A Rosedale man was convicted this week of murdering a 14-year-old girl who was riding home on a bus in South Jamaica after a Sweet Sixteen party in 2013. The senseless shooting sent a shudder through the city, shocked by the random nature of the attack.

Crime rates were steadily declining and New Yorkers no longer had the knee-jerk reaction that murder was business as usual and could not be reversed. The image of an innocent teenager dying from gunfire on a city bus appalled many residents of Queens.

Adding to the public outrage, she was the fourth member of an extended family in southeast Queens to die from gun violence.

A Queens jury found Kevin McClinton, 24, guilty of second-degree murder in the death of D’aja Robinson, who was on the Q6 in Jamaica when multiple rounds were fired at the bus on May 18, 2013. One bullet struck her in the head in a barrage prosecutors believed was aimed at another passenger.

An only child, D’aja was a student at Cambria Heights Magnet School and one of seven homicide victims in the 113th Precinct that year.

Less than three weeks later, McClinton was arrested in South Carolina and held without bail until conviction. A second suspect, 15 at the time, still awaits trial.

How does a community cope when children kill children? Days after D’aja was killed the 113th Precinct Community Council put a $22,000 bounty on the suspects. Then Borough President Helen Marshall earmarked $50,000 from her office to hold a gun buyback in honor of the teen.

In 2014 on what would have been D’aja’s 16th birthday, her family, friends and neighbors held a walk on a rainy Tuesday. D’aja’s grandmother led the somber marchers to the site where the shooting cut short a young life. The 113th Precinct joined the vigil.

It took nearly three years for D’aja’s family to get some sense of relief from the criminal justice system. But murder claims more than just the victims—it leaves other wounds that never heal.

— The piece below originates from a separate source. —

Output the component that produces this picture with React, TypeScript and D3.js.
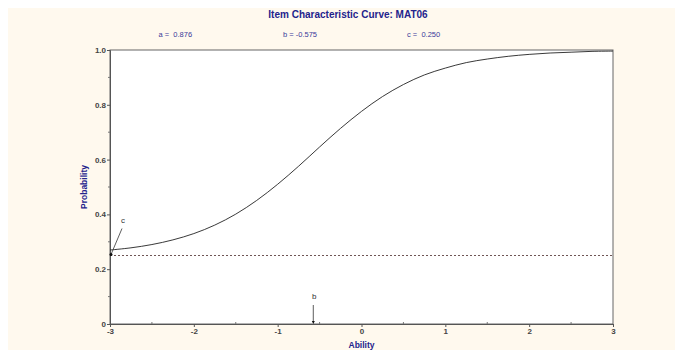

Less than a year after D’aja died, her 17-year-old cousin Khalil Bowlin was killed in a drive-by shooting in South Jamaica in 2014. His mother said he never recovered from D’aja’s murder. Bowlin’s uncle, a former NYPD officer, died in a shooting in South Jamaica in 2011, while his father was gunned down in a Richmond Hill barber shop in 2010.

McClinton is facing 25 years to life when he is sentenced in June. D’aja’s family is facing a lifetime without the loved ones who shaped their lives, but at least a guilty verdict has brought some solace to the survivors haunted by bloodshed.